**Short exercise**
Leave out the pictures and repeat the rest of the material exactly.

=== Information given ===

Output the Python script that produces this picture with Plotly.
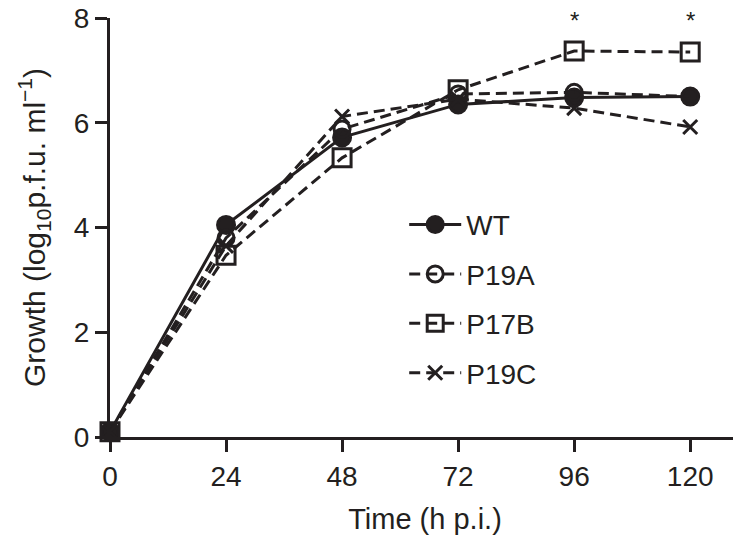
import plotly.graph_objects as go

time = [0, 24, 48, 72, 96, 120]
wt = [0.1, 4.05, 5.72, 6.35, 6.48, 6.5]
p19a = [0.1, 3.8, 5.88, 6.55, 6.58, 6.5]
p17b = [0.1, 3.47, 5.33, 6.63, 7.37, 7.35]
p19c = [0.1, 3.65, 6.12, 6.45, 6.28, 5.92]
sig_times = [96, 120]
sig_y = 7.95
x_ticks = [0, 24, 48, 72, 96, 120]
y_ticks = [0, 2, 4, 6, 8]

ink = "#231f20"
font = "Liberation Sans, Arial, sans-serif"
dash = "11px,6px"

fig = go.Figure()
series = [
    ("WT", wt, "circle", "solid", 17),
    ("P19A", p19a, "circle-open", dash, 16),
    ("P17B", p17b, "square-open", dash, 18),
    ("P19C", p19c, "x-thin-open", dash, 14),
]
for name, ys, sym, ds, sz in series:
    fig.add_trace(go.Scatter(
        x=time, y=ys, name=name, mode="lines+markers",
        line=dict(color=ink, width=3, dash=ds),
        marker=dict(symbol=sym, size=sz, color=ink, line=dict(color=ink, width=3)),
        cliponaxis=False, legendgroup=name,
    ))

for t in sig_times:
    fig.add_annotation(x=t, y=sig_y, text="*", showarrow=False,
                       font=dict(size=24, color=ink, family=font), yanchor="middle")

fig.update_layout(
    width=733, height=533,
    margin=dict(l=102, r=1, t=10, b=104),
    paper_bgcolor="white", plot_bgcolor="white",
    font=dict(family=font, color=ink, size=28),
    showlegend=True,
    legend=dict(x=0.467, y=0.566, xanchor="left", yanchor="top",
                font=dict(size=28, color=ink, family=font),
                bgcolor="rgba(0,0,0,0)", tracegroupgap=10,
                traceorder="grouped", itemwidth=52),
)
fig.update_xaxes(
    range=[0, 130.3], tickvals=x_ticks, ticktext=[str(v) for v in x_ticks],
    showline=True, linewidth=3, linecolor=ink, ticks="outside", ticklen=12,
    tickwidth=3, tickcolor=ink, showgrid=False, zeroline=False, automargin=False,
    ticklabeloverflow="allow",
    tickfont=dict(size=28, color=ink, family=font),
    title=dict(text="Time (h p.i.)", font=dict(size=29, color=ink, family=font), standoff=19),
)
fig.update_yaxes(
    range=[0, 8], tickvals=y_ticks, ticktext=[str(v) for v in y_ticks],
    showline=True, linewidth=3, linecolor=ink, ticks="outside", ticklen=12,
    tickwidth=3, tickcolor=ink, showgrid=False, zeroline=False, automargin=False,
    ticklabeloverflow="allow",
    tickfont=dict(size=28, color=ink, family=font),
    title=dict(text="Growth (log<sub>10</sub>p.f.u. ml<sup>−1</sup>)",
               font=dict(size=30, color=ink, family=font), standoff=20),
)
fig.write_html("out.html")
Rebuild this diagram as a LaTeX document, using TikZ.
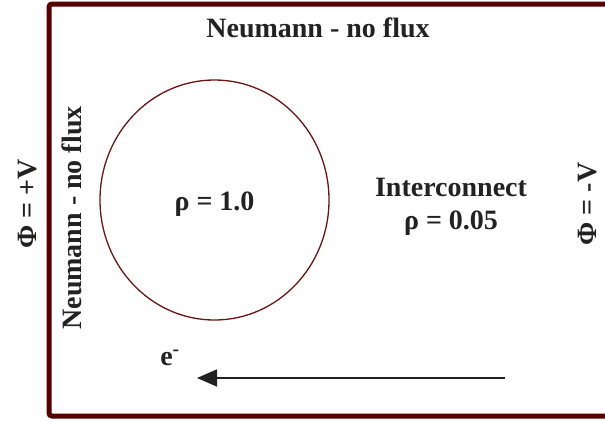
\documentclass[tikz,border=0pt]{standalone}
\usepackage{fontspec}
\setmainfont{Liberation Serif}
\usetikzlibrary{arrows.meta,shapes.geometric}
\definecolor{borderred}{HTML}{580000}
\definecolor{blobred}{HTML}{6A1414}
\definecolor{txt}{HTML}{222222}
\begin{document}
\begin{tikzpicture}[x=1pt,y=-1pt,
  lbl/.style={font=\fontsize{28}{30}\selectfont\bfseries, text=txt, inner sep=0pt},
  frame/.style={draw=borderred, line width=5pt, rounded corners=3pt},
  blob/.style={draw=blobred, line width=1.3pt, ellipse, inner sep=0pt},
  flow/.style={draw=txt, line width=1.6pt, -{Triangle[length=20pt,width=17pt]}}]
\useasboundingbox (0,0) rectangle (605,421);
\begin{scope}
\clip (0,0) rectangle (605,421);
\draw[frame] (49,4) rectangle (640,416);
\end{scope}
\node[blob, minimum width=229pt, minimum height=240pt] (region) at (214.5,200) {};
\node[lbl, anchor=base] (top) at (318,37) {Neumann - no flux};
\node[lbl, anchor=base] (rho1) at (214.5,210) {ρ = 1.0};
\node[lbl, anchor=base] (inter) at (451,196) {Interconnect};
\node[lbl, anchor=base] (rho2) at (451,229) {ρ = 0.05};
\node[lbl, anchor=base, rotate=90] (left) at (81,218) {Neumann - no flux};
\node[lbl, anchor=base, rotate=90] (phip) at (36,204) {Φ = +V};
\node[lbl, anchor=base, rotate=90] (phim) at (596,204) {Φ = -V};
\node[lbl, anchor=base] (elec) at (170,365) {e\textsuperscript{-}};
\coordinate (astart) at (505,378);
\coordinate (aend) at (197,378);
\draw[flow] (astart) -- (aend);
\end{tikzpicture}
\end{document}
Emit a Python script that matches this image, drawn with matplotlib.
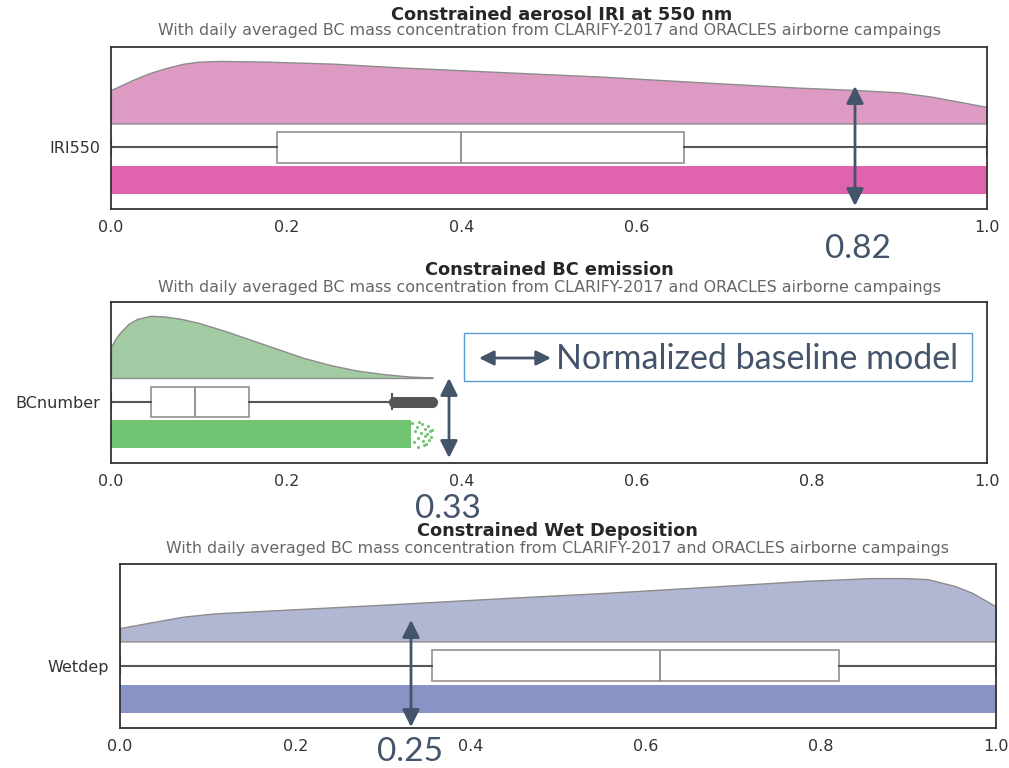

===

**Exercise response**
Output the Python script that produces this picture with Plotly.
import plotly.graph_objects as go

time = [0, 24, 48, 72, 96, 120]
wt = [0.1, 4.05, 5.72, 6.35, 6.48, 6.5]
p19a = [0.1, 3.8, 5.88, 6.55, 6.58, 6.5]
p17b = [0.1, 3.47, 5.33, 6.63, 7.37, 7.35]
p19c = [0.1, 3.65, 6.12, 6.45, 6.28, 5.92]
sig_times = [96, 120]
sig_y = 7.95
x_ticks = [0, 24, 48, 72, 96, 120]
y_ticks = [0, 2, 4, 6, 8]

ink = "#231f20"
font = "Liberation Sans, Arial, sans-serif"
dash = "11px,6px"

fig = go.Figure()
series = [
    ("WT", wt, "circle", "solid", 17),
    ("P19A", p19a, "circle-open", dash, 16),
    ("P17B", p17b, "square-open", dash, 18),
    ("P19C", p19c, "x-thin-open", dash, 14),
]
for name, ys, sym, ds, sz in series:
    fig.add_trace(go.Scatter(
        x=time, y=ys, name=name, mode="lines+markers",
        line=dict(color=ink, width=3, dash=ds),
        marker=dict(symbol=sym, size=sz, color=ink, line=dict(color=ink, width=3)),
        cliponaxis=False, legendgroup=name,
    ))

for t in sig_times:
    fig.add_annotation(x=t, y=sig_y, text="*", showarrow=False,
                       font=dict(size=24, color=ink, family=font), yanchor="middle")

fig.update_layout(
    width=733, height=533,
    margin=dict(l=102, r=1, t=10, b=104),
    paper_bgcolor="white", plot_bgcolor="white",
    font=dict(family=font, color=ink, size=28),
    showlegend=True,
    legend=dict(x=0.467, y=0.566, xanchor="left", yanchor="top",
                font=dict(size=28, color=ink, family=font),
                bgcolor="rgba(0,0,0,0)", tracegroupgap=10,
                traceorder="grouped", itemwidth=52),
)
fig.update_xaxes(
    range=[0, 130.3], tickvals=x_ticks, ticktext=[str(v) for v in x_ticks],
    showline=True, linewidth=3, linecolor=ink, ticks="outside", ticklen=12,
    tickwidth=3, tickcolor=ink, showgrid=False, zeroline=False, automargin=False,
    ticklabeloverflow="allow",
    tickfont=dict(size=28, color=ink, family=font),
    title=dict(text="Time (h p.i.)", font=dict(size=29, color=ink, family=font), standoff=19),
)
fig.update_yaxes(
    range=[0, 8], tickvals=y_ticks, ticktext=[str(v) for v in y_ticks],
    showline=True, linewidth=3, linecolor=ink, ticks="outside", ticklen=12,
    tickwidth=3, tickcolor=ink, showgrid=False, zeroline=False, automargin=False,
    ticklabeloverflow="allow",
    tickfont=dict(size=28, color=ink, family=font),
    title=dict(text="Growth (log<sub>10</sub>p.f.u. ml<sup>−1</sup>)",
               font=dict(size=30, color=ink, family=font), standoff=20),
)
fig.write_html("out.html")
Rebuild this diagram as a LaTeX document, using TikZ.
\documentclass[tikz,border=0pt]{standalone}
\usepackage{fontspec}
\setmainfont{Liberation Serif}
\usetikzlibrary{arrows.meta,shapes.geometric}
\definecolor{borderred}{HTML}{580000}
\definecolor{blobred}{HTML}{6A1414}
\definecolor{txt}{HTML}{222222}
\begin{document}
\begin{tikzpicture}[x=1pt,y=-1pt,
  lbl/.style={font=\fontsize{28}{30}\selectfont\bfseries, text=txt, inner sep=0pt},
  frame/.style={draw=borderred, line width=5pt, rounded corners=3pt},
  blob/.style={draw=blobred, line width=1.3pt, ellipse, inner sep=0pt},
  flow/.style={draw=txt, line width=1.6pt, -{Triangle[length=20pt,width=17pt]}}]
\useasboundingbox (0,0) rectangle (605,421);
\begin{scope}
\clip (0,0) rectangle (605,421);
\draw[frame] (49,4) rectangle (640,416);
\end{scope}
\node[blob, minimum width=229pt, minimum height=240pt] (region) at (214.5,200) {};
\node[lbl, anchor=base] (top) at (318,37) {Neumann - no flux};
\node[lbl, anchor=base] (rho1) at (214.5,210) {ρ = 1.0};
\node[lbl, anchor=base] (inter) at (451,196) {Interconnect};
\node[lbl, anchor=base] (rho2) at (451,229) {ρ = 0.05};
\node[lbl, anchor=base, rotate=90] (left) at (81,218) {Neumann - no flux};
\node[lbl, anchor=base, rotate=90] (phip) at (36,204) {Φ = +V};
\node[lbl, anchor=base, rotate=90] (phim) at (596,204) {Φ = -V};
\node[lbl, anchor=base] (elec) at (170,365) {e\textsuperscript{-}};
\coordinate (astart) at (505,378);
\coordinate (aend) at (197,378);
\draw[flow] (astart) -- (aend);
\end{tikzpicture}
\end{document}
Emit a Python script that matches this image, drawn with matplotlib.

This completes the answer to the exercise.